A segunda parte deste verso lê no texto hebraico: “e ao cabo de tempos anos virá à pressa, com grande exército…” Na sequência “tempos anos”, o segundo termo parece ser uma glosa que explica o enigmático “tempos”. Se a glosa for parte do texto original, forneceria uma chave valiosa para a compreensão de “tempos” em linguagem profética. Neste verso a indicação de tempo parece referir aos dezesseis anos transcorridos entre as batalhas de Ráfia (217 a.C.) e Gaza (201 a.C.).

Verso 14 – Este verso parece introduzir um pensamento parentético, o sentido exato do qual é difícil de discernir.

Verso 15 Os projetos de guerra de Antíoco III são aqui resumidos. Antíoco alcança uma importante vitória sobre as forças egípcias na batalha de Gaza (201 a.C.). Três anos depois o exército de Ptolomeu V comandado pelo general grego Scopas sofre fragorosa derrota às mãos de Antíoco em Paneon (198 a.C.), junto das cabeceiras da Jordão. Como resultado toda a Palestina passou para a mão dos selêucidas.

Verso 16 – O exército de Ptolomeu V totalmente desbaratado não está em condições de impedir que Antíoco ocupe a Coele Síria e a Palestina, aqui chamada “terra gloriosa”(ver Dan.8:9).

Verso 17 – Preocupado com projetos militares em outras partes, Antíoco oferece termos de paz ao Egito. Esta deve ser selada por um casamento político entre Cleópatra, filha de Antíoco, e Ptolomeu VI Philometor. Acontecimentos subsequentes provaram que esta aliança não lhe trouxe nenhuma vantagem.

Verso 18 – As ambições territoriais de Antíoco o levaram a ocupar a Trácia e partes da Grécia, irritando assim Roma que tinha ambições semelhantes. Derrotado pelas legiões romanas na Europa, Antíoco procurou deter o avanço de Roma na Ásia menor. Sofreu uma segunda derrota na batalha de Magnésia (190 a.C.), quando foi obrigado a evacuar toda a Ásia Menor e pagar uma idenização esmagadora. O comandante romano (Heb. gatsin) foi L. Cornelius Scipius, que fez Antíoco pagar caro por sua invasão da Europa.

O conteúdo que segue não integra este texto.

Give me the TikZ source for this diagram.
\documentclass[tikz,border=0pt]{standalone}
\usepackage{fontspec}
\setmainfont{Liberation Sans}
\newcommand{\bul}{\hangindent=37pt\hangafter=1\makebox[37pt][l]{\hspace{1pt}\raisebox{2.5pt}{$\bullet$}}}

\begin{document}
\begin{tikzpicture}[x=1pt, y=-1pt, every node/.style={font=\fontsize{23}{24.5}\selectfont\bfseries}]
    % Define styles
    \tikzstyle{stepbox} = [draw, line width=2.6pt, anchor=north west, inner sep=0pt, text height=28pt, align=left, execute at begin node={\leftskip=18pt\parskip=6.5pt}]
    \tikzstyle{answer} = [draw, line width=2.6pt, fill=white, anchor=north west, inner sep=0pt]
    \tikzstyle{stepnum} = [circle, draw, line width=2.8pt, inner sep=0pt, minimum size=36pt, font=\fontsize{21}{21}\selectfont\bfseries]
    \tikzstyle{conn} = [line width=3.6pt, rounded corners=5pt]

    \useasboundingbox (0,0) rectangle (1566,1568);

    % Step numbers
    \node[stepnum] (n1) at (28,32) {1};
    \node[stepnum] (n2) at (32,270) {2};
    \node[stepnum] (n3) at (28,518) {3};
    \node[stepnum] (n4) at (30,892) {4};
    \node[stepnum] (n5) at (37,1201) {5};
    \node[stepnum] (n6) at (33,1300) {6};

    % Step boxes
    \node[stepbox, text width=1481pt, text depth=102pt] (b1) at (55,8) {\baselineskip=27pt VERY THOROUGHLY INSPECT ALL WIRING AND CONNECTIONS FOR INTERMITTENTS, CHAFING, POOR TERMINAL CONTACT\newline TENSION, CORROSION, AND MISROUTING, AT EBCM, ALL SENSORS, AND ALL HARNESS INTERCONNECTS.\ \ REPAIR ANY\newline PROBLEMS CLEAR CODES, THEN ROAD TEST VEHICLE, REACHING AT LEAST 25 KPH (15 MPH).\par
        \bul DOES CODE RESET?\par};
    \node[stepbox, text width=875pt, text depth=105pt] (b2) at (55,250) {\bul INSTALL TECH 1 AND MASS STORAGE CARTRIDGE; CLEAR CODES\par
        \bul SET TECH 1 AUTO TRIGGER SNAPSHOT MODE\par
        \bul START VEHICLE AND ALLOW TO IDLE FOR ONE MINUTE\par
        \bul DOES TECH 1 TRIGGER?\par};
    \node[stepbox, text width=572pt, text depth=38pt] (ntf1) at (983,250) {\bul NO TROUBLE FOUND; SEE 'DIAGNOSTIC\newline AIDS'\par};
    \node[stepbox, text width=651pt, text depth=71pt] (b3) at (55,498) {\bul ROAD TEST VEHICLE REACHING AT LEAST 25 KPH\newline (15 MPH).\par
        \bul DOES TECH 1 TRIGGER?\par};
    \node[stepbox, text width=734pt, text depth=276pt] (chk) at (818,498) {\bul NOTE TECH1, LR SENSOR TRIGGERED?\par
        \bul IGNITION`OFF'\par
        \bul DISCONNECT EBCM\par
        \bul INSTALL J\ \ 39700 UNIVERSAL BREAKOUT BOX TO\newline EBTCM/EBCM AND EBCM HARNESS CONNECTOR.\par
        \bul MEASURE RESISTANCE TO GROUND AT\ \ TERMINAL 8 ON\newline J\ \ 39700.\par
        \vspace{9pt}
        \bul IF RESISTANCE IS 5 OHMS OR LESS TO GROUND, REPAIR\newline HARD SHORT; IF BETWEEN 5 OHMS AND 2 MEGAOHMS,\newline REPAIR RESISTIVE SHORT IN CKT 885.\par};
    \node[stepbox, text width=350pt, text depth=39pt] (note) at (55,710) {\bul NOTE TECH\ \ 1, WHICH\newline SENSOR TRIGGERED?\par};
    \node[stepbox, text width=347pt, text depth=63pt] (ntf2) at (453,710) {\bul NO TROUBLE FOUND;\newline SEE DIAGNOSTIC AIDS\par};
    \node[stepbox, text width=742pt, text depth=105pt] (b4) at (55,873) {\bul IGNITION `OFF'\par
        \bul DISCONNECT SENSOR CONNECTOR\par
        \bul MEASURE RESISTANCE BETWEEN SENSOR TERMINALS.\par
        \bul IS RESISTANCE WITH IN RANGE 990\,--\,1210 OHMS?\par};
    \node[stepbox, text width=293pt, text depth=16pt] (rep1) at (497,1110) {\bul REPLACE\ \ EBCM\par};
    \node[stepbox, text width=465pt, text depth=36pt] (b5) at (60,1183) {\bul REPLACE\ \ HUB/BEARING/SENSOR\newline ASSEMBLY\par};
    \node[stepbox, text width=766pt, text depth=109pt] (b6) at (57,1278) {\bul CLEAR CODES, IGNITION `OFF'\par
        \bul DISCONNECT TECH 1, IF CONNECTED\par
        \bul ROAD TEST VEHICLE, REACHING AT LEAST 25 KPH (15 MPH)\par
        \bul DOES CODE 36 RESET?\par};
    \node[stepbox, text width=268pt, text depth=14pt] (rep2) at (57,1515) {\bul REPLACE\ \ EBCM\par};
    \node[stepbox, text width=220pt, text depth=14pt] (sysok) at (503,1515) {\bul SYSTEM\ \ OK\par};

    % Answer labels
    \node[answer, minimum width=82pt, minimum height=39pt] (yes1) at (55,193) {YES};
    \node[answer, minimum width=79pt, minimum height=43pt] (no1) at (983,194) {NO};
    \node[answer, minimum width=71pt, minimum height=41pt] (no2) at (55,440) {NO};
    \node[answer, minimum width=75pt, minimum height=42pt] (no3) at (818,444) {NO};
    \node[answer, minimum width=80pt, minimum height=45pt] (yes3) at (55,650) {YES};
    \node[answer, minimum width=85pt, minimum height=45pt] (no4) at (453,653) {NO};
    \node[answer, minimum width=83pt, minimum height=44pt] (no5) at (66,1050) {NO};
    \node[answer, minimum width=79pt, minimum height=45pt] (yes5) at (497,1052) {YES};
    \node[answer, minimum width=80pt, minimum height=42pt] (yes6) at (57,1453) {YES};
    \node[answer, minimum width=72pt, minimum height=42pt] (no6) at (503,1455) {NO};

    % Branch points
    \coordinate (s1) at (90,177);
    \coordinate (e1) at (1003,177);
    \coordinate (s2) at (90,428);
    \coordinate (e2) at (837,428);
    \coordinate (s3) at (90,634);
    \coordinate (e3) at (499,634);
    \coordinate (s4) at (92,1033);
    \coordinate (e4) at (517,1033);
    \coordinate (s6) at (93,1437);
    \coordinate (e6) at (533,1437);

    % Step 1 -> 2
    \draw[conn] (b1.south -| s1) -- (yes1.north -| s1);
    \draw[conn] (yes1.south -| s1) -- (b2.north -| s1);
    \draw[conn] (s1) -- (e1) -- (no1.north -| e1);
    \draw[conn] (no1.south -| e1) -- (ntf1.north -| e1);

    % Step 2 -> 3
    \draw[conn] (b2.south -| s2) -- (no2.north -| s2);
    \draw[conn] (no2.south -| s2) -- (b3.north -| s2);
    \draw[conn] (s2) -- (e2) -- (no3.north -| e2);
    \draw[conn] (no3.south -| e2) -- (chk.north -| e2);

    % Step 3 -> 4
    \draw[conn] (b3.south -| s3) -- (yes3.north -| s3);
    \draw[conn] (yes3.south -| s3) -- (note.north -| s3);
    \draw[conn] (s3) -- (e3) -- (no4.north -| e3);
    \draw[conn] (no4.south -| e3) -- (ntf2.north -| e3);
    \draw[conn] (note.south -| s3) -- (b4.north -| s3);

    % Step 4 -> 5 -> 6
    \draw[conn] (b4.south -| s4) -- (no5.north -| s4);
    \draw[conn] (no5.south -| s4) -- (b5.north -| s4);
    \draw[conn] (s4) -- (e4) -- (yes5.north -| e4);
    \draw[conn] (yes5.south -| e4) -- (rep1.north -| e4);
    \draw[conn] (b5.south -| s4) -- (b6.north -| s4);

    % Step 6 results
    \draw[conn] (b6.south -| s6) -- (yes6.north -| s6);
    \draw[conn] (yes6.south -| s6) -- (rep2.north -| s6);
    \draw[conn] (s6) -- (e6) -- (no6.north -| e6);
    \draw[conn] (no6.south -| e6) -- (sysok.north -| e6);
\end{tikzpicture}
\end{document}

Verso 19 – Para encher seu tesouro vazio Antíoco III empreende uma campanha de pilhagem nas províncias orientais de seu império, mas encontra uma morte ignominiosa ao sitiar uma cidade no Elão. Assim pereceu o mais aguerrido dos reis Selêucidas.

Verso 20 Antíoco foi sucedido por seu filho Seleuco IV. Sobrecarregado com a dívida pesada herdada de seu pai, enviou um “exator de tributo”, Heliodoro, à Judéia com o plano de pilhar o Templo. Um pouco mais tarde Heliodoro encabeçou uma conspiração na qual Seleuco IV foi assassinado.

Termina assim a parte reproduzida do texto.